In spite of the disincentives facing CEOs—the pressures from consumers, shareholders, and boards—we’ve seen many industry leaders stand up and use their power, like Kenneth Frazier of Merck and Tim Cook of Apple (who himself frames the obligations of corporations as a “moral responsibility”).

In spite of criticism from other public officials, many elected leaders and university presidents have acted swiftly and courageously to remove Confederate monuments and address the uncomfortable truths of our history. In 2015, when South Carolina’s then governor Nikki Haley removed the Confederate flag from the statehouse grounds, she noted that “this is a moment in which we can say that that flag, while an integral part of our past, does not represent the future of our great state”; Mayor Mitch Landrieu of New Orleans reminded us, in his speech on the removal of similar monuments, that “now is the time to come together and heal and focus on our larger task.” Others, like Mayor Catherine Pugh of Baltimore and President Greg Fenves at my alma mater, the University of Texas, have done away with their communities’ own monuments to our country’s racist past.

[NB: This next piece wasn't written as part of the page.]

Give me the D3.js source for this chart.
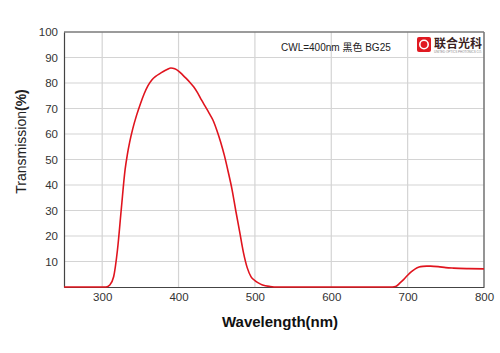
<!DOCTYPE html>
<html>
<head>
<meta charset="utf-8">
<script src="https://cdn.jsdelivr.net/npm/d3@7"></script>
<style>
  body { margin: 0; background: #fff; }
  text { font-family: "Liberation Sans", Arial, sans-serif; }
</style>
</head>
<body>
<svg id="chart" width="500" height="353"></svg>
<script>
// transmission curve
const wavelengths = [250, 300, 305, 310, 315, 320, 325, 330, 333, 336, 340, 345, 350, 355, 360, 365, 370, 375, 380, 385, 390,
  395, 400, 405, 410, 415, 420, 425, 430, 435, 440, 445, 450, 455, 460, 465, 470, 475, 480, 485, 490,
  495, 500, 505, 510, 520, 530, 600, 680, 685, 690, 695, 700, 705, 710, 715, 720, 725, 730, 740, 750,
  760, 780, 800];
const transmission = [0, 0, 0, 0.8, 4, 14.5, 30.5, 46, 52, 56.8, 62, 67.3, 71.8, 75.8, 79, 81.2, 82.6, 83.6, 84.5, 85.3, 85.9,
  85.6, 84.7, 83.3, 81.8, 80.2, 78.4, 76.1, 73.4, 70.8, 68.2, 65.5, 61.6, 57, 51.6, 45.2, 38.3, 29.8, 21.7, 13.5, 7.5,
  4, 2.5, 1.5, 0.8, 0.2, 0, 0, 0, 0.3, 1.6, 3, 4.6, 6, 7.1, 7.8, 8.1, 8.2, 8.2, 8, 7.6,
  7.4, 7.2, 7.1];
const xTicks = [300, 400, 500, 600, 700, 800];
const yTicks = [10, 20, 30, 40, 50, 60, 70, 80, 90, 100];

const margin = { top: 32, right: 16, bottom: 66, left: 64 },
  width = 500 - margin.left - margin.right,
  height = 353 - margin.top - margin.bottom;

const svg = d3.select("#chart")
  .append("g")
  .attr("transform", `translate(${margin.left},${margin.top})`);

const x = d3.scaleLinear().domain([250, 800]).range([0, width]);
const y = d3.scaleLinear().domain([0, 100]).range([height, 0]);

// grid
svg.append("g")
  .selectAll("line.vg")
  .data(xTicks.slice(0, -1))
  .join("line")
  .attr("x1", d => x(d)).attr("x2", d => x(d))
  .attr("y1", 0).attr("y2", height)
  .attr("stroke", "#d4d4d4").attr("stroke-width", 1.2);
svg.append("g")
  .selectAll("line.hg")
  .data(yTicks.slice(0, -1))
  .join("line")
  .attr("x1", 0).attr("x2", width)
  .attr("y1", d => y(d)).attr("y2", d => y(d))
  .attr("stroke", "#d4d4d4").attr("stroke-width", 1.2);

// frame top/right
svg.append("line").attr("x1", 0).attr("x2", width).attr("y1", 0).attr("y2", 0)
  .attr("stroke", "#7a7a7a").attr("stroke-width", 1.6);
svg.append("line").attr("x1", width).attr("x2", width).attr("y1", 0).attr("y2", height)
  .attr("stroke", "#7a7a7a").attr("stroke-width", 1.6);

// axes
const xAxis = svg.append("g")
  .attr("transform", `translate(0,${height})`)
  .call(d3.axisBottom(x).tickValues(xTicks).tickSize(0).tickPadding(6));
const yAxis = svg.append("g")
  .call(d3.axisLeft(y).tickValues(yTicks).tickSize(0).tickPadding(6));
[xAxis, yAxis].forEach(a => {
  a.select(".domain").attr("stroke", "#444").attr("stroke-width", 1.2);
  a.selectAll("text").attr("fill", "#333").style("font-size", "11.5px")
    .style("font-family", "'Liberation Sans', Arial, sans-serif");
});

// curve
const line = d3.line()
  .x((d, i) => x(wavelengths[i]))
  .y(d => y(d))
  .curve(d3.curveMonotoneX);
svg.append("path")
  .datum(transmission)
  .attr("fill", "none")
  .attr("stroke", "#e0141e")
  .attr("stroke-width", 1.6)
  .attr("d", line);

// axis titles
svg.append("text")
  .attr("x", width / 2 + 6)
  .attr("y", height + 40)
  .attr("text-anchor", "middle")
  .style("font-size", "15px")
  .style("font-weight", "bold")
  .attr("fill", "#111")
  .text("Wavelength(nm)");

const yt = svg.append("text")
  .attr("transform", `translate(${-38},${height / 2 - 18}) rotate(-90)`)
  .attr("text-anchor", "middle")
  .style("font-size", "14px")
  .attr("fill", "#222");
yt.append("tspan").text("Transmission");
yt.append("tspan").style("font-weight", "bold").text("(%)");

// annotation
svg.append("text")
  .attr("x", 217)
  .attr("y", 19)
  .style("font-size", "10px")
  .style("font-family", "'Liberation Sans', 'Noto Sans CJK SC', sans-serif")
  .attr("fill", "#222")
  .text("CWL=400nm 黑色 BG25");

// logo
const logo = svg.append("g").attr("transform", `translate(${width - 67},5)`);
logo.append("rect").attr("width", 14).attr("height", 15).attr("rx", 2).attr("fill", "#e01a22");
logo.append("circle").attr("cx", 7).attr("cy", 7.5).attr("r", 4.2).attr("fill", "none")
  .attr("stroke", "#fff").attr("stroke-width", 1.6);
logo.append("text")
  .attr("x", 17).attr("y", 11)
  .style("font-size", "12px")
  .style("font-weight", "bold")
  .style("font-family", "'Noto Sans CJK SC', sans-serif")
  .attr("fill", "#3a1f1f")
  .text("联合光科");
logo.append("text")
  .attr("x", 17).attr("y", 16)
  .style("font-size", "3px")
  .attr("fill", "#888")
  .text("UNITED OPTICS  PHOTONICS CO.");
</script>
</body>
</html>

In spite of the risk-averse cultures of many foundations, leaders like Jim Canales of the Barr Foundation and Grant Oliphant of the Heinz Endowments, among others, have offered powerful words rebuking the hate we saw in Charlottesville. Their admirable responses inspire me, as important examples of how we can speak truthfully and forcefully.

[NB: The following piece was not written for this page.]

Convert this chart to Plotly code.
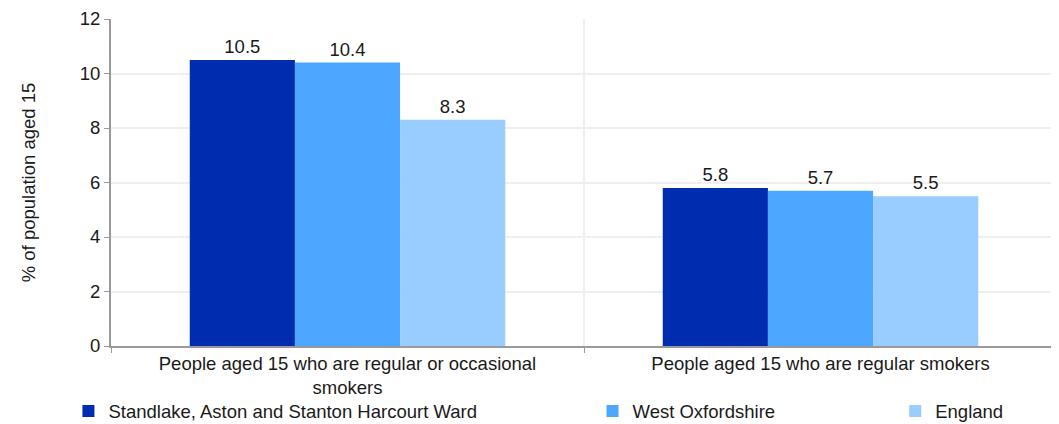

And in spite of many personal risks, leaders around the world are organizing and advocating for human rights for those who have been rendered invisible, exploited, and silenced by history. I’m talking about the moral courage of people like Cecile Richards, president of Planned Parenthood, and Sherrilyn Ifill, president of the NAACP Legal Defense Fund. I’m talking about Farhana Khera, president of Muslim Advocates, and Reverend William Barber, leader of a powerful moral movement for justice. I’m talking about the courageous young people known as the Dreamers, numbering in the hundreds of thousands, who contribute every day to the only country they have ever known.

These leaders are my reason for hope in this time of peril. They demonstrate how we might fill the moral void at the top of our government and dismantle the systems that stifle progress on the ground. They remind us what is possible when our political leaders, corporations, nonprofit organizations, foundations, and fellow citizens and neighbors take up the mantle and choose to lead.

We need more like them.

We need leaders who build bridges, not walls. We need leaders who work across party lines and bring us together, not politicians who degrade our discourse and drive us apart. We need leaders who transcend the politics of division, who reject the language of exclusion even though it has proved to be a powerful political tactic.

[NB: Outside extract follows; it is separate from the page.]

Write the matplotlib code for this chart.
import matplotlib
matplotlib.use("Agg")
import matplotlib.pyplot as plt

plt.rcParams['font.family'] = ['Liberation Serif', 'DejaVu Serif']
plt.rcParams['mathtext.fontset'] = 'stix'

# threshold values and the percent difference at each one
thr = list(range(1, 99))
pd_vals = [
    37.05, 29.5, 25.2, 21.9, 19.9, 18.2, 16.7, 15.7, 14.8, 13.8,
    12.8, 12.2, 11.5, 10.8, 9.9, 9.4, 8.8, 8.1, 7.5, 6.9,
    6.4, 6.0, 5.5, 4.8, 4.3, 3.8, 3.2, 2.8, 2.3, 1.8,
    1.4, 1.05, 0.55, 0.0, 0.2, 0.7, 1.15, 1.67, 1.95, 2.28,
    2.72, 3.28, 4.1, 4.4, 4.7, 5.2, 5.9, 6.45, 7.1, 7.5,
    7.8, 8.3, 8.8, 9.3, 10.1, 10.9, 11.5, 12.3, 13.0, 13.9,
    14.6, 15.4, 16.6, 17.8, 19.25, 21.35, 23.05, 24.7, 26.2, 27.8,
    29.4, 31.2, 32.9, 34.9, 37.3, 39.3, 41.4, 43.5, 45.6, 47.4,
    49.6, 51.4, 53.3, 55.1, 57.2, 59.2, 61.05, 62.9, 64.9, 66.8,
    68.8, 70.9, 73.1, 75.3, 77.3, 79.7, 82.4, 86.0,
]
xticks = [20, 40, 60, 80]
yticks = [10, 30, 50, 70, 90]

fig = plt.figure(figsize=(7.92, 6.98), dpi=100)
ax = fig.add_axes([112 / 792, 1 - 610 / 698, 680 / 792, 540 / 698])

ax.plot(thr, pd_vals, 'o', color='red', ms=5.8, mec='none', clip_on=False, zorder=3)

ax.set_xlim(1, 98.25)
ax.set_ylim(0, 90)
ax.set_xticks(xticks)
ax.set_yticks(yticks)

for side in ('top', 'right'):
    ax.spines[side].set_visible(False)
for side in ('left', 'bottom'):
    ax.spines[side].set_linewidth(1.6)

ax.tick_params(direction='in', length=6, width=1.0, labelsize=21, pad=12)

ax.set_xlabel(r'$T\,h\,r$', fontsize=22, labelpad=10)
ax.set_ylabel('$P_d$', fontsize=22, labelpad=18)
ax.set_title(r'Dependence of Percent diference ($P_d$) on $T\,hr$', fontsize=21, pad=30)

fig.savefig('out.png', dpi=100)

It is up to each and every one of us to stand up for what is right—to our boards and shareholders and political parties, to our friends and colleagues, if necessary—even when it is not in our immediate interest. And we cannot wait; we must be the leaders our countries need and the world deserves. After all, what is the point of leadership, if not to lead in times like these? What could we possibly be holding on to, or out for, when everything—everything—is at stake?

Soon, it may be too late for courage, too late to take the necessary steps to mend our society. We risk reaching a day when whatever ability we had to influence change or protect our democratic values will have been squandered.

Instead, I am hopeful that we can—and will—realize the urgency of now. I am hopeful because I see every day that we, together, are ready and eager and impatient to lead the way toward a more righteous world defined by its commitment to justice and fairness.

Now is the time for courage. Maya Angelou famously said, “When someone shows you who they are, believe them the first time.” And so this year, my message is simple: Like the poet says, let us show each other—and the world—who we are.